Software design is hard. Yeah, I know no one said it was easy, and it’s certainly a lot of fun, but damn it’s hard. I’m currently working on a PHP/MySQL based content management system, largely based on the lessons I learned after spending the best part of a year building an ASP/SQL Server based CMS for a different company. But you know what? The decisions don’t get easier with experience, they get harder.
When building a system that is going to be used by real life users (who have paid you money and know how to use a telephone) you learn an awful lot about your products very quickly. You find out what sort of things the users want to do that you hadn’t anticipated, and you learn what features are going to be requested. You also learn the limitations of your architecture and framework, and before too long you can begin to curse those decisions that you made early on.

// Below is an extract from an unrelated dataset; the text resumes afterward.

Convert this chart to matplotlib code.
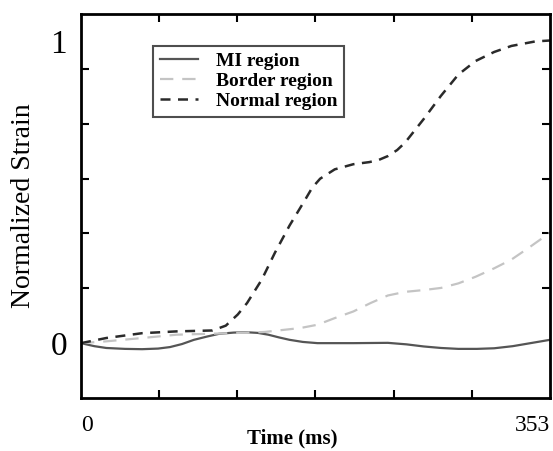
import matplotlib
matplotlib.use('Agg')
from matplotlib import pyplot as plt

# values (time in ms, normalized strain)
t_normal = [0, 19, 46, 72, 99, 109, 118, 125, 136, 146, 157, 168, 174, 180, 191,
            205, 217, 224, 231, 238, 244, 258, 271, 284, 297, 311, 324, 342, 353]
normal = [0, 0.017, 0.033, 0.039, 0.042, 0.058, 0.095, 0.133, 0.21, 0.30, 0.39,
          0.47, 0.515, 0.545, 0.576, 0.593, 0.600, 0.607, 0.62, 0.64, 0.665, 0.743,
          0.82, 0.89, 0.935, 0.965, 0.985, 1.0, 1.003]

t_border = [0, 19, 46, 72, 112, 138, 165, 178, 191, 205, 218, 231, 244, 258, 271,
            284, 297, 311, 324, 337, 353]
border = [0, 0.006, 0.017, 0.028, 0.033, 0.037, 0.05, 0.061, 0.083, 0.105, 0.133,
          0.158, 0.170, 0.176, 0.183, 0.198, 0.220, 0.248, 0.277, 0.316, 0.366]

t_mi = [0, 10, 19, 33, 46, 58, 67, 76, 85, 95, 104, 115, 125, 133, 141, 149, 157,
        167, 178, 205, 231, 245, 258, 271, 284, 298, 311, 325, 337, 353]
mi = [0, -0.010, -0.016, -0.019, -0.020, -0.018, -0.013, -0.003, 0.011, 0.022,
      0.031, 0.035, 0.036, 0.034, 0.028, 0.019, 0.011, 0.004, 0, 0, 0.001,
      -0.004, -0.011, -0.016, -0.019, -0.019, -0.017, -0.010, -0.001, 0.011]

plt.rcParams['font.family'] = ['Liberation Serif', 'DejaVu Serif']

fig = plt.figure(figsize=(5.53, 4.51), dpi=100)
ax = fig.add_axes([0.1465, 0.1175, 0.848, 0.8515])

ax.plot(t_mi, mi, c='#555555', lw=1.6, label='MI region')
ax.plot(t_border, border, c='#c4c4c4', lw=1.6, dashes=(6, 4), label='Border region')
ax.plot(t_normal, normal, c='#2a2a2a', lw=1.8, dashes=(4, 3), label='Normal region')

step = 1 / 5.5
ax.set_xlim(0, 353)
ax.set_ylim(-step, 6 * step)

ax.set_xticks([0, 353])
ax.set_xticklabels(['0', '353'], fontsize=17)
ax.set_xticks([353 * k / 6 for k in range(1, 6)], minor=True)
ax.set_yticks([0, 1])
ax.set_yticklabels(['0', '1'], fontsize=24)
ax.set_yticks([k * step for k in range(0, 6)], minor=True)
ax.tick_params(which='major', length=0)
ax.tick_params(axis='x', which='major', pad=12)
ax.tick_params(axis='y', which='major', pad=10)
ax.tick_params(which='minor', direction='in', length=6, width=1.5,
               top=True, right=True)
labels = ax.get_xticklabels()
labels[0].set_ha('left')
labels[1].set_ha('right')

for s in ax.spines.values():
    s.set_linewidth(2)

ax.set_xlabel('Time (ms)', fontsize=15, fontweight='bold')
ax.xaxis.set_label_coords(0.45, -0.08)
ax.set_ylabel('Normalized Strain', fontsize=20)
ax.yaxis.set_label_coords(-0.095, 0.5)

leg = ax.legend(loc='upper left', bbox_to_anchor=(0.153, 0.917), borderaxespad=0,
                prop={'size': 14, 'weight': 'bold'}, frameon=True, fancybox=False,
                handlelength=2.0, handletextpad=0.9, labelspacing=0.12,
                borderpad=0.35)
leg.get_frame().set_edgecolor('#222222')
leg.get_frame().set_linewidth(1.5)

fig.savefig('out.png', dpi=100)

They say ignorance is bliss – and that’s certainly true when it comes to designing a web content management system. The more experience you have, the more you know, so the harder the decisions become. Writing the code is the easy bit. It’s the architectural decisions, the implementation strategies, the points and degrees of abstraction. Security policies, multi-author setups, versioning, and all those other things you wish you’d never heard of. After a while you can accurately predict the user response based on the choices you make, which leads to more choices and tougher decisions.
The real danger, however, is that of disappearing up ones own arse – a problem that I think can only be alleviated by having a colleague to discuss the issues with and bounce ideas off. You can’t do it alone without ending up in a padded cell. Don’t be afraid to phone a friend. Writing the code is the easy bit.